▸ Dataset items:
--------------------------------

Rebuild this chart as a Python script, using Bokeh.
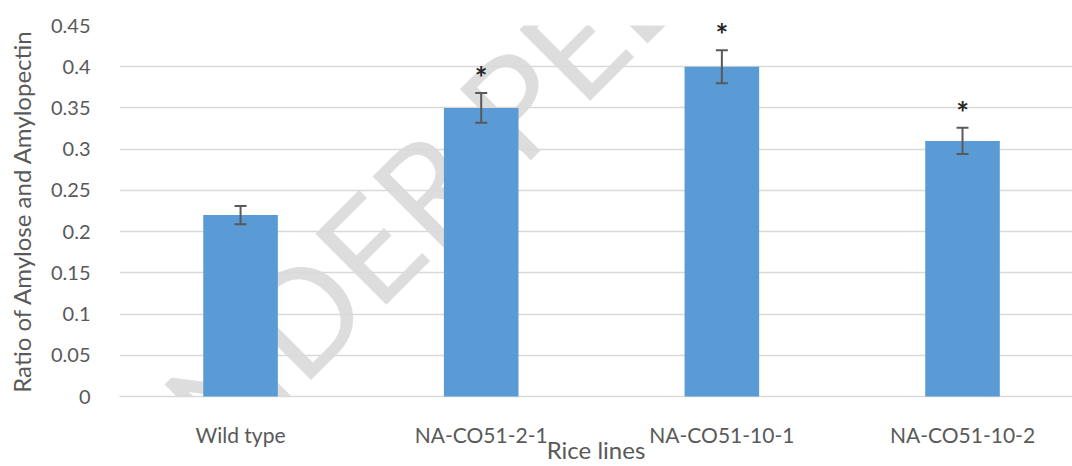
from bokeh.plotting import figure
from bokeh.models import Range1d, FixedTicker, Whisker, ColumnDataSource, TeeHead, Label
from bokeh.core.properties import value
from bokeh.embed import file_html
from bokeh.resources import INLINE

categories = ["Wild type", "NA-CO51-2-1", "NA-CO51-10-1", "NA-CO51-10-2"]
ratio = [0.22, 0.35, 0.40, 0.31]
err = [0.011, 0.018, 0.020, 0.016]
significant = ["", "*", "*", "*"]
y_ticks = [0, 0.05, 0.1, 0.15, 0.2, 0.25, 0.3, 0.35, 0.4, 0.45]
y_tick_labels = ["0", "0.05", "0.1", "0.15", "0.2", "0.25", "0.3", "0.35", "0.4", "0.45"]

xs = list(range(len(categories)))
src = ColumnDataSource(dict(
    x=xs, top=ratio,
    upper=[r + e for r, e in zip(ratio, err)],
    lower=[r - e for r, e in zip(ratio, err)],
    star=significant,
))

p = figure(width=1072, height=466, output_backend="svg", toolbar_location=None,
           x_range=Range1d(-0.503, 3.457), y_range=Range1d(0, 0.45),
           min_border_left=119, min_border_right=0, min_border_top=25, min_border_bottom=69)
p.outline_line_color = None
p.background_fill_color = "white"

FONT = "Lato"
TXT = "#595959"

# watermark (drawn at guide level so it is not clipped to the plot frame)
wm = Label(x=-0.520, y=-0.1246, x_units="data", y_units="data", text="UNDER PEER REVIEW",
           angle=45, angle_units="deg", text_font=FONT, text_font_size="140px",
           text_color="#d9d9d9", text_alpha=0.9, text_align="left", text_baseline="alphabetic",
           level="guide")
p.add_layout(wm)

p.vbar(x="x", top="top", width=0.31, bottom=0, source=src, fill_color="#5B9BD5",
       line_color=None, level="annotation")

wh = Whisker(base="x", upper="upper", lower="lower", source=src,
             line_color="#595959", line_width=2, level="annotation",
             upper_head=TeeHead(size=12, line_color="#595959", line_width=2),
             lower_head=TeeHead(size=12, line_color="#595959", line_width=2))
p.add_layout(wh)

p.text(x="x", y="upper", text="star", source=src, text_font=value(FONT), text_font_style="bold",
       text_font_size="30px", text_color="#262626", text_align="center", text_baseline="middle",
       y_offset=-16, level="annotation")

# axes
p.xaxis.ticker = FixedTicker(ticks=xs)
p.xaxis.major_label_overrides = dict(zip(xs, categories))
p.xaxis.major_tick_line_color = None
p.xaxis.minor_tick_line_color = None
p.xaxis.axis_line_color = "#d9d9d9"
p.xaxis.axis_line_width = 1.5
p.xaxis.major_label_standoff = 19
p.xaxis.major_label_text_font = FONT
p.xaxis.major_label_text_font_size = "21px"
p.xaxis.major_label_text_color = TXT
p.xaxis.axis_label = "Rice lines"
p.xaxis.axis_label_text_font = FONT
p.xaxis.axis_label_text_font_size = "24px"
p.xaxis.axis_label_text_font_style = "normal"
p.xaxis.axis_label_text_color = TXT
p.xaxis.axis_label_standoff = -15

p.yaxis.ticker = FixedTicker(ticks=y_ticks)
p.yaxis.major_label_overrides = dict(zip(y_ticks, y_tick_labels))
p.yaxis.major_tick_line_color = None
p.yaxis.minor_tick_line_color = None
p.yaxis.axis_line_color = None
p.yaxis.major_label_standoff = 23
p.yaxis.major_label_text_font = FONT
p.yaxis.major_label_text_font_size = "20px"
p.yaxis.major_label_text_color = TXT
p.yaxis.axis_label = "Ratio of Amylose and Amylopectin"
p.yaxis.axis_label_text_font = FONT
p.yaxis.axis_label_text_font_size = "24px"
p.yaxis.axis_label_text_font_style = "normal"
p.yaxis.axis_label_text_color = TXT
p.yaxis.axis_label_standoff = 12

p.xgrid.grid_line_color = None
p.ygrid.ticker = FixedTicker(ticks=y_ticks)
p.ygrid.grid_line_color = "#d9d9d9"
p.ygrid.grid_line_width = 1.5

open("out.html", "w").write(file_html(p, INLINE))
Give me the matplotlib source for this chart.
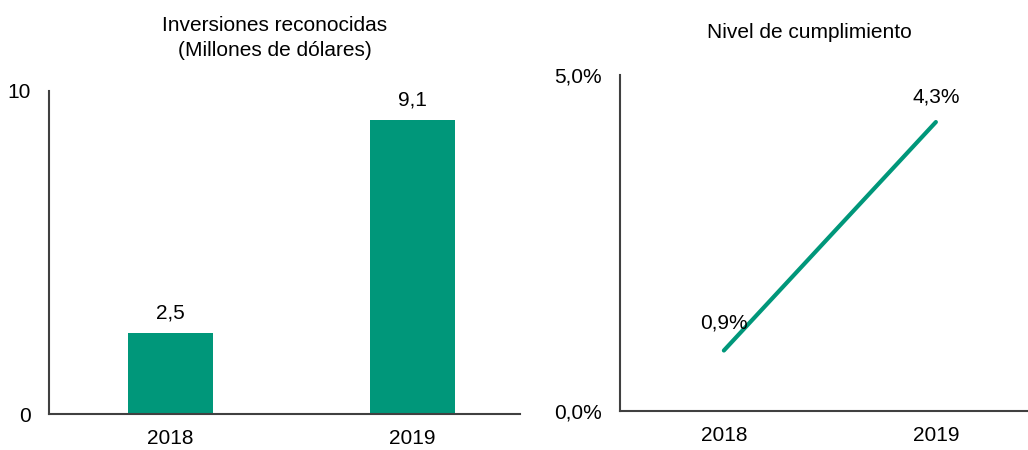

--------------------------------

▸ Set exercise:
Which lines in the records above contain the string "chart"? Copy each one.

▸ Answer to this task:
Rebuild this chart as a Python script, using Bokeh.
Give me the matplotlib source for this chart.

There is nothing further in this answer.